26. The elevator installation of claim 17, wherein said second drive unit of said second elevator car and said first drive unit of said first elevator car are disposed on a common level.

27. The elevator installation of claim 17, wherein at least one of said first or said second suspension comprises:

a first deflecting roller and a second deflecting roller both disposed on a common level and configured to deflect said second suspension means section from said first elevator car to said counterweight.

28. The elevator installation of claim 27, wherein at least one of said first drive unit or said second drive unit is also disposed on the common level.

29. The elevator installation of claim 17, further comprising:

deflecting rollers configured to deflect said first suspension means section from said first elevator car to said counterweight and deflect said second suspension means section from said first elevator car to said counterweight, said deflecting rollers being disposed on a common level.

30. The elevator installation of claim 29, wherein at least one of said first drive unit or said second drive unit are also disposed on the common level.

31. The elevator installation of claim 17, wherein at least one of said first suspension or said second suspension comprises a first deflecting roller and a second deflecting roller disposed at a distance from each other that is greater than a distance between said first elevator car and said counterweight.

32. The elevator installation of claim 17, wherein at least one of said first suspension means section or said second suspension means section is free of a reverse bending cycle.
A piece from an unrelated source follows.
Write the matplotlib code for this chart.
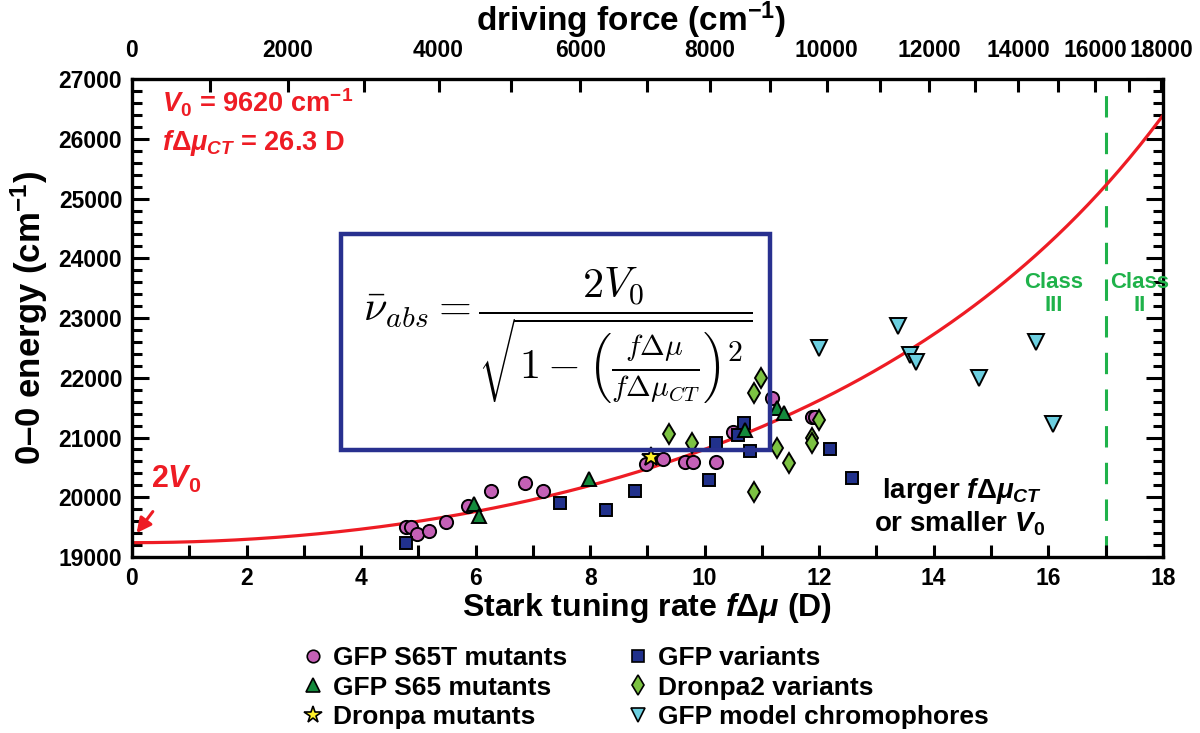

33. A method of operating an elevator installation, comprising:

arranging a first elevator car in a shaft, wherein the first elevator car is connected to a counterweight by a first suspension having a first suspension means section and a second suspension having a second suspension means section;

driving the first suspension by a drive unit to move the first elevator car in the shaft;

arranging a second elevator car in the shaft; and

moving the second elevator car independently of the first elevator car by use of a second drive unit.